Шрифт:
Интервал:
Закладка:
В ноябре (пишет Фрейденберг, прерывая рассказ о бытовых последствиях денежной реформы) ректор Ленинградского университета (А. А. Вознесенский) издал приказ № 2655, приказывая «проводить на всех факультетах и кафедрах решительную борьбу с фактами низкопоклонства и раболепия перед буржуазной наукой и культурой». Напечатанный типографским способом, приказ вклеен в тетрадь с пояснением: «Я прилагаю его к запискам, как документ, характеризующий мракобесие эпохи, на которую так трагически пала моя жизнь» (XXVIII: 13, 59–68). Затем она начинает новую главу: «Никогда никто не поймет, что такое советский мучительский быт». С этой мыслью она еще раз подробно фиксирует опыт своего дня, на этот раз не типического («то.., то…»), а конкретного, сегодняшнего дня: «Вот сегодня. Встаю, нет света. <…> Холодно. <…> Писать? Читать? Темно…» (XXVIII: 14, 68–69)
Фрейденберг описывает свой каждодневный опыт с тщательностью этнографа, обобщает с позиции политического мыслителя. При этом она вовсе не стремится быть бесстрастной: «Я не историк, и потому мне хотелось бы говорить о своей эпохе с негодованием» (XXVIII: 15, 70). В теоретическом плане она последовательно развивает, варьируя формулировки, вывод о трудностях в домашнем быту как результате сознательной репрессивной политики, охватывающей и политическую, и домашнюю сферу: «К государственному мучительству прибавляется домовое» (XXVIII: 14, 69).
Описания страшного быта (мучительство домовое) чередуются с описаниями политических мер, больших и малых (государственного мучительства); здесь и «так называемые „выборы“ в местные Советы». «Никакого „выбора“ нет: дана одна фамилия» (XXVIII: 15, 70–73), и очередные бюрократические затруднения в университете (XXVIII: 16, 73–76).
Так, в течение целой тетради, Фрейденберг продолжает описывать хлопоты по зачислению в штат молодой девушки, лаборантки кафедры. А в конце этой бюрократической эпопеи (в продолжение которой девушка, не имея продуктовой карточки, оставалась голодной) она спрашивает себя:
Бред ли это, действительность, издевательство палача, психическое мучительство или разруха и неувязка тысячи папок, «отделов», начальников, помощников и заместителей? (XXVIII: 16, 76)
У нее (в буквальном смысле) кружится голова.

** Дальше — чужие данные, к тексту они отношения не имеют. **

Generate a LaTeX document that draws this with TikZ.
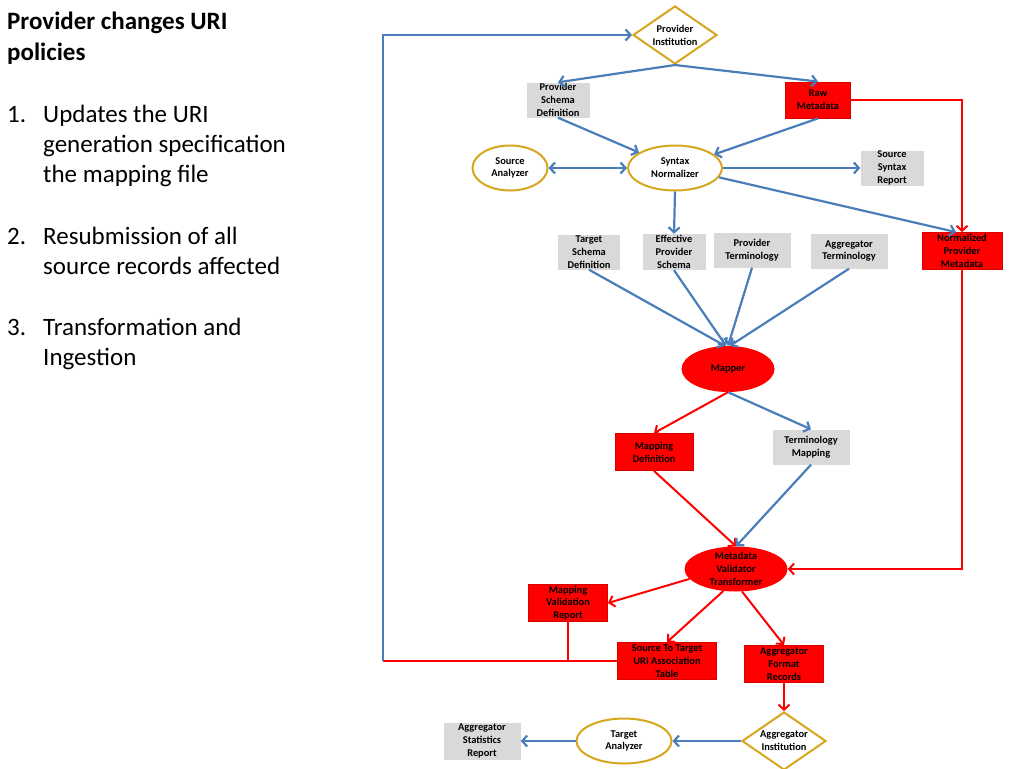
\documentclass[tikz,border=0pt]{standalone}
\usepackage{fontspec}
\setmainfont{Carlito}
\usetikzlibrary{arrows.meta,shapes.geometric}
\definecolor{lineblue}{RGB}{74,126,187}
\definecolor{boxgray}{RGB}{217,217,217}
\definecolor{ringgold}{RGB}{214,166,30}

\begin{document}
\begin{tikzpicture}[x=1pt,y=-1pt,>={Straight Barb[length=5pt,width=11pt]}]
\tikzstyle{every node}=[font=\fontsize{10.4}{12.8}\selectfont\bfseries,align=center,inner sep=0pt];
\tikzstyle{graybox}=[rectangle,fill=boxgray,inner ysep=-6pt];
\tikzstyle{redbox}=[rectangle,fill=red,draw=red!85!black,line width=0.8pt,inner ysep=-6pt];
\tikzstyle{goldell}=[ellipse,draw=ringgold,fill=white,line width=2pt,inner sep=-12pt];
\tikzstyle{redell}=[ellipse,fill=red,inner sep=-12pt];
\tikzstyle{golddia}=[diamond,aspect=1.45,draw=ringgold,fill=white,line width=2pt,inner sep=-12pt,minimum width=84pt,minimum height=58pt];
\tikzstyle{blueline}=[draw=lineblue,line width=2.2pt];
\tikzstyle{redline}=[draw=red,line width=2pt];
\tikzstyle{bigtext}=[font=\fontsize{25}{30}\selectfont,anchor=base west,align=left];
\fill[white] (0,0) rectangle (1024,768);
\useasboundingbox (0,0) rectangle (1024,768);
% left hand text
\node[bigtext,font=\fontsize{25}{30}\selectfont\bfseries] (title1) at (7,30) {Provider changes URI};
\node[bigtext,font=\fontsize{25}{30}\selectfont\bfseries] (title2) at (7,60) {policies};
\node[bigtext] (num1) at (7,122) {1.};
\node[bigtext] (item1a) at (43,122) {Updates the URI};
\node[bigtext] (item1b) at (43,152) {generation specification};
\node[bigtext] (item1c) at (43,182) {the mapping file};
\node[bigtext] (num2) at (7,244) {2.};
\node[bigtext] (item2a) at (43,244) {Resubmission of all};
\node[bigtext] (item2b) at (43,274) {source records affected};
\node[bigtext] (num3) at (7,335) {3.};
\node[bigtext] (item3a) at (43,335) {Transformation and};
\node[bigtext] (item3b) at (43,365) {Ingestion};
% flow nodes
\node[golddia] (pi) at (675,35) {Provider\\Institution};
\node[graybox,minimum width=63pt,minimum height=35pt] (psd) at (558,100) {Provider\\Schema\\Definition};
\node[redbox,minimum width=65pt,minimum height=36pt] (rm) at (818,100) {Raw\\Metadata};
\node[goldell,minimum width=75pt,minimum height=45pt] (sa) at (510,168) {Source\\Analyzer};
\node[goldell,minimum width=94pt,minimum height=45pt] (sn) at (675,168) {Syntax\\Normalizer};
\node[graybox,minimum width=63pt,minimum height=35pt] (ssr) at (892,168) {Source\\Syntax\\Report};
\node[graybox,minimum width=62pt,minimum height=35pt] (tsd) at (589,252) {Target\\Schema\\Definition};
\node[graybox,minimum width=63pt,minimum height=36pt] (eps) at (674,252) {Effective\\Provider\\Schema};
\node[graybox,minimum width=77pt,minimum height=35pt] (pt) at (752,250) {Provider\\Terminology};
\node[graybox,minimum width=77pt,minimum height=35pt] (at) at (849,251) {Aggregator\\Terminology};
\node[redbox,minimum width=80pt,minimum height=37pt] (npm) at (962,251) {Normalized\\Provider\\Metadata};
\node[redell,minimum width=93pt,minimum height=46pt] (mp) at (728,369) {Mapper};
\node[redbox,minimum width=78pt,minimum height=37pt] (md) at (654,452) {Mapping\\Definition};
\node[graybox,minimum width=77pt,minimum height=35pt] (tm) at (811,447) {Terminology\\Mapping};
\node[redell,minimum width=103pt,minimum height=45pt] (mvt) at (736,569) {Metadata\\Validator\\Transformer};
\node[redbox,minimum width=79pt,minimum height=37pt] (mvr) at (568,603) {Mapping\\Validation\\Report};
\node[redbox,minimum width=99pt,minimum height=37pt] (stt) at (667,661) {Source To Target\\URI Association\\Table};
\node[redbox,minimum width=79pt,minimum height=37pt] (afr) at (784,664) {Aggregator\\Format\\Records};
\node[golddia] (ai) at (784,741) {Aggregator\\Institution};
\node[goldell,minimum width=95pt,minimum height=45pt] (ta) at (624,741) {Target\\Analyzer};
\node[graybox,minimum width=77pt,minimum height=37pt] (asr) at (482,741) {Aggregator\\Statistics\\Report};
\coordinate (fb) at (383,661);
% connectors
\draw[blueline,->] (pi.south) -- (psd.north);
\draw[blueline,->] (pi.south) -- (rm.north);
\draw[blueline,->] (psd.south) -- (sn);
\draw[blueline,->] (rm.south) -- (sn);
\draw[blueline,<->] (sa.east) -- (sn.west);
\draw[blueline,->] (sn.east) -- (ssr.west);
\draw[blueline,->] (sn.-12) -- ([xshift=-6pt]npm.north);
\draw[redline,->] (rm.east) -| (npm.north);
\draw[blueline,->] (sn.south) -- (eps.north);
\draw[blueline,->] (tsd.south) -- ([xshift=-3pt]mp.north);
\draw[blueline,->] (eps.south) -- ([xshift=-2pt]mp.north);
\draw[blueline,->] (pt.south) -- (mp.north);
\draw[blueline,->] (at.south) -- ([xshift=2pt]mp.north);
\draw[redline,->] (mp.south) -- (md.north);
\draw[blueline,->] (mp.south) -- (tm.north);
\draw[redline,->] (md.south) -- (mvt.north);
\draw[blueline,->] (tm.south) -- (mvt.north);
\draw[redline,->] (npm.south) |- (mvt.east);
\draw[redline,->] (mvt.192) -- (mvr.east);
\draw[redline,->] (mvt.240) -- (stt.north);
\draw[redline,->] (mvt.285) -- (afr.north);
\draw[redline,->] (afr.south) -- (ai.north);
\draw[blueline,->] (ai.west) -- (ta.east);
\draw[blueline,->] (ta.west) -- (asr.east);
\draw[redline] (stt.west) -- (fb);
\draw[redline] (mvr.south) -- (mvr.south |- fb);
\draw[blueline,->] (fb) |- (pi.west);
\end{tikzpicture}
\end{document}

Заметим, что вопрос о том, как объяснить представления о преднамеренности бытовых трудностей и разрухи, встает и перед сегодняшним читателем. Бред ли это или трезвый анализ сталинской тирании? Продукт психического состояния измученного автора или адекватное описание послевоенной ситуации?

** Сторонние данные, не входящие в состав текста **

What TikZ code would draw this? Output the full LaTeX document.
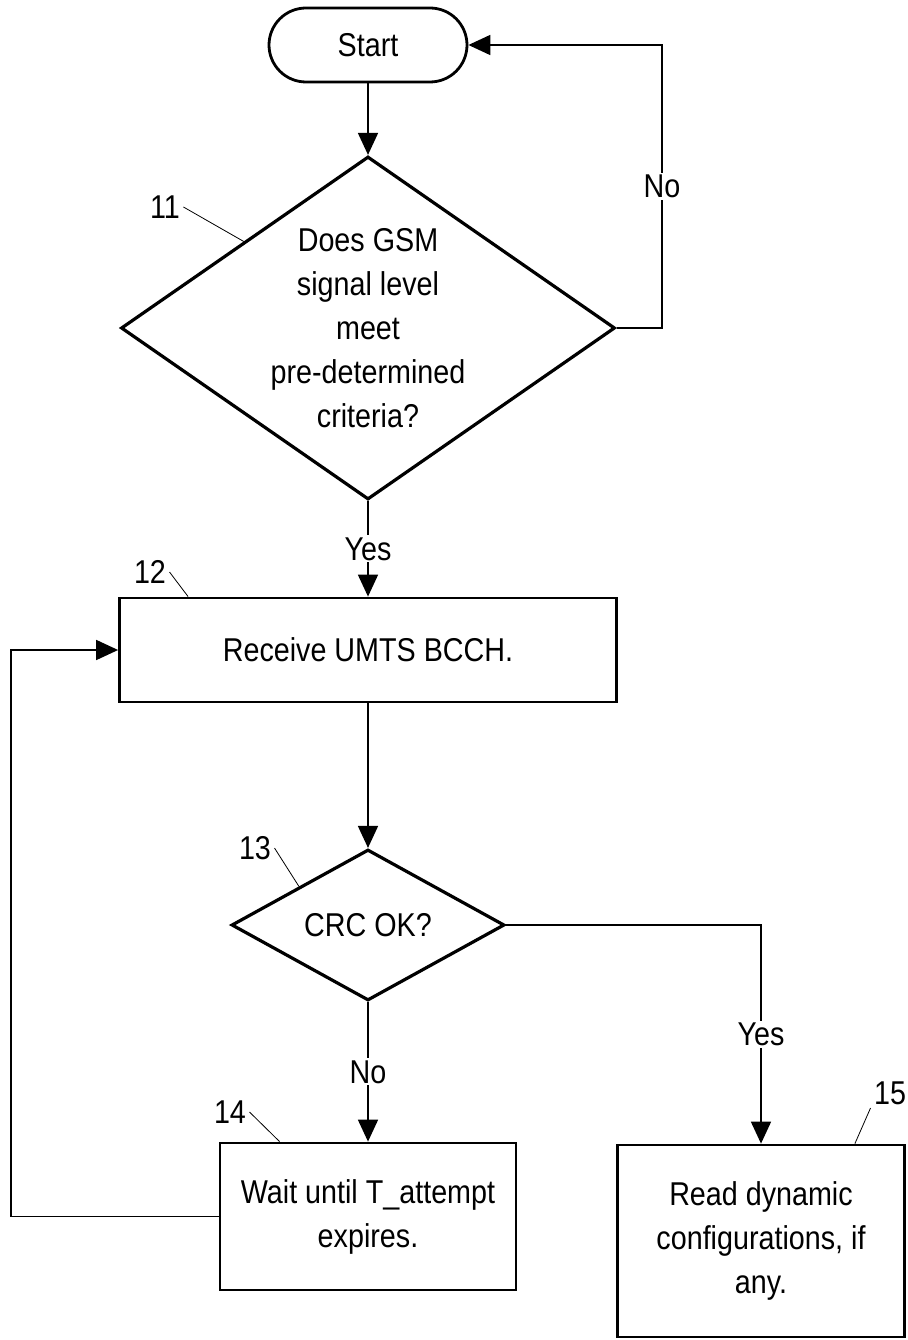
\documentclass[tikz,border=0pt]{standalone}
\usepackage{fontspec}
\setmainfont{Liberation Sans}[FakeStretch=0.87]
\usetikzlibrary{shapes.geometric,arrows.meta,calc,positioning}

\begin{document}
\begin{tikzpicture}[x=1pt,y=-1pt,
    every node/.style={font=\fontsize{33pt}{44pt}\selectfont},
    terminal/.style={draw,line width=2.8pt,rounded corners=37pt,minimum width=198pt,minimum height=74pt},
    decision/.style={draw,diamond,line width=3.2pt,inner sep=0pt},
    process/.style={draw,rectangle,line width=2.8pt},
    flow/.style={line width=1.7pt,-{Triangle[length=22pt,width=20pt]}},
    tag/.style={line width=0.8pt},
    lbl/.style={fill=white,inner sep=2pt}]
            \useasboundingbox (0,0) rectangle (907,1340);
            % Start and the first test
            \node[terminal] (start) at (368,45) {Start};
            \node[decision,minimum width=494pt,minimum height=343pt] (q1) at (368,328) {};
            \node[align=center] (q1txt) at (q1.center) {Does GSM\\signal level\\meet\\pre-determined\\criteria?};
            % Boxes and the CRC test
            \node[process,minimum width=497pt,minimum height=104pt] (recv) at (368,650) {Receive UMTS BCCH.};
            \node[decision,minimum width=273pt,minimum height=150pt] (crc) at (368,925) {CRC OK?};
            \node[process,minimum width=296pt,minimum height=147pt,align=center] (wait) at (368,1216.5) {Wait until T\_attempt\\expires.};
            \node[process,minimum width=287pt,minimum height=192pt,align=center] (read) at (761,1241) {Read dynamic\\configurations, if\\any.};
            % Reference numerals
            \node (n11) at (165,207) {11};
            \node (n12) at (150,572) {12};
            \node (n13) at (255,848) {13};
            \node (n14) at (230,1112) {14};
            \node (n15) at (890,1093) {15};
            \draw[tag] (n11.east) -- (q1.north west);
            \draw[tag] (n12.east) -- ($(recv.north west)+(70,0)$);
            \draw[tag] (n13.east) -- (crc.north west);
            \draw[tag] (n14.east) -- ($(wait.north west)+(61,0)$);
            \draw[tag] (n15.south west) -- ($(read.north east)+(-51,0)$);
            % Flow lines
            \coordinate (noturn) at (662,45);
            \coordinate (loopbl) at (11,1216.5);
            \draw[flow] (start.south) -- (q1.north);
            \draw[flow] (q1.east) -| node[lbl,pos=0.75] {No} (noturn) -- (start.east);
            \draw[flow] (q1.south) -- node[lbl] {Yes} (recv.north);
            \draw[flow] (recv.south) -- (crc.north);
            \draw[flow] (crc.south) -- node[lbl] {No} (wait.north);
            \draw[flow] (crc.east) -| node[lbl,pos=0.75] {Yes} (read.north);
            \draw[flow] (wait.west) -- (loopbl) |- (recv.west);
\end{tikzpicture}
\end{document}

Независимо от того, каков ответ, ясно одно: символическое осмысление советского быта как неотъемлемой части сталинского террора является центральной частью политической теории Фрейденберг, день ото дня создаваемой в ее записках.
Работая в дневниковой форме, на материале дня, Фрейденберг не чуждается повторений, и повторения подкрепляют в ней самой представление о преднамеренном характере бытовых трудностей. Вот Фрейденберг снова принимается описывать свой день, на этой раз, с высоты своего положения профессора античной литературы, в ироническом ключе:
Вот мой очередной день, – а я «профессор». Встала – морозный день. Снежит. Метелица. Ставлю чайник – электричества нет. В темноте налаживаю вонючую старую керосинку <…>. Свечки, спички, керосин, вонь.
Когда все утренние церемонии были проделаны, загорелся свет. Ах, эта радость советской жизни, как она ослепительна! На миг забыты все горести. Прощаешь всему миру. Тащишь кастрюли и чайник, ловишь горациевский «миг», включаешь все плитки, все приборы.
Я препарирую суп из кипятка, масла и капусты. Все приготовив, спешно одеваюсь, проветриваю квартиру от керосиновой вони и иду, успокоенная и отдохновенная, подышать морозным воздухом (XXVIII: 17, 76).
Но, разумеется, гулять нельзя – тротуары покрыты льдом, а наглая дворничиха отказывается посыпать их песком. Это явление политическое – «советские зимы»:
Я возвращаюсь домой. Эти проклятые советские зимы, эти непроходимые дворы, обледенелые скользкие улицы с переломами костей и сотрясением мозга!
Возмущенная, расстроенная раздеваюсь, чтоб приняться за дела. Включаю на варку обед. Электричества опять нет!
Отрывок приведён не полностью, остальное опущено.